The big mistake of many who joined the Labour Party during or after the leadership campaign was their belief it was they who had delivered victory to the hard left in the Party. This is simply not true. Despite the Miliband rule changes to election of leader which allowed the participation of registered supporters, Jeremy Corbyn got elected in 2015 on the votes of those who had already been Labour Party members.

The centre of gravity of Labour Party activists and members has always been to the left of the PLP. The potential of tapping into their discontent with previous accommodation with austerity economics was never properly followed through.

No attempt was made to form an alliance with those soft left MPs, who, unlike the Brownite and Blairites, were prepared to join the Shadow Cabinet and work with Corbyn as the elected leader of the Party on central Labourist issues of economic policy and social justice.

Dividing

The dividing lines between left and right in the Party became Brexit and antisemitism, and Thomas is right to point out this is where Corbynism ran aground. The “common stock” leftism on these issues was never challenged and there was little opportunity to hear a coherent case for internationalism or the need to remove the stain of antisemitism from the British left.

This has miseducated a new generation of Labour left activists, led by those in the Corbyn “wonkosphere” who saw the Brexit vote as an incoherent expression of working class aspiration to “take control” from the metropolitan elitist establishment.

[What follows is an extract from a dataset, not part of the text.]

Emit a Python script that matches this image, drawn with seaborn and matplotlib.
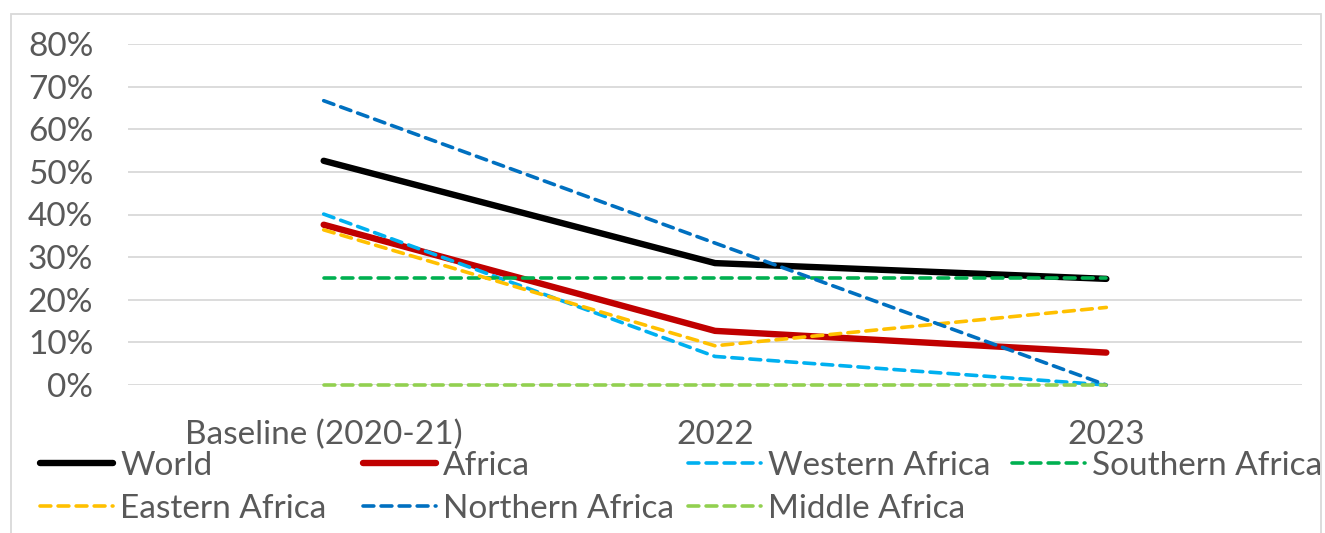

Similarly antisemitism has become even more entrenched, with the common left wisdom that claims of antisemitism in the Labour party were exaggerated to discredit Jeremy and his associates. Corbyn supporters were expected to defend their leader rather than consider the issue itself.

The underlying reason that Brexit and antisemitism became fundamentally problematic during the four years of his leadership was the failure of the Corbyn project to focus on, indeed have any coherent strategy for, key issues for the British working class.